If we are actually as aware as we like to think we are, then why do we take so many crappy shots? We know very well photography always has a high “body count”. But have you had a chance to look at the “bodies” of a top tier photographer? First thing you see – is fewer dead. Far fewer. They know when NOT to shoot. Fewer frames, fewer mistakes. Second thing you see is less ‘blood and gore’. Some of their ‘bodies’ would make a lot of online portfolios out there, no doubt.
Former Nikon Photographer of the Year, Alastair McNaughton, was a Tri-X Troglodyte well into the digital age. Not only did this cave dwelling snapper have the restrictions of 36 or 37 frames to a roll and a limited budget, he printed all his own photographs! Can any of us even imagine having to print ALL those images trapped in the Folder of a Thousand Files? Now imagine having to print all the images you have deleted on top of it?! Ask yourself this – at what point did all the digi-snapping start working against you, rather than for you? If it’s all you’ve done, the answer may well be – from the very start!
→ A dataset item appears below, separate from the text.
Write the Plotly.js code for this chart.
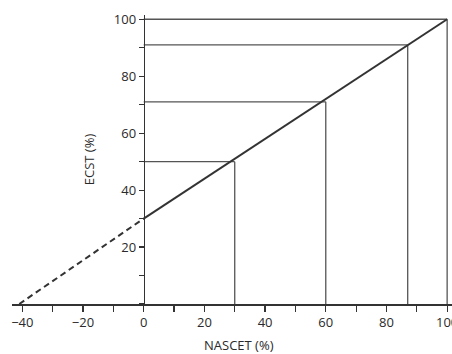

It’s fine to experiement and learn by taking a lot of shots, if that’s indeed what you’re doing. But at some point it’s worth taking the Snap McNaughton approach.
Snap – “When I have my frame in the viewfinder I always ask myself a final question – Am I really going to bother printing this? If the odds are good I take the picture. If not, I don’t. While I do take more shots these days with digital, I still ask this question. Typically I shoot less than half the frames of anyone I might be out shooting with. Like Bennett!”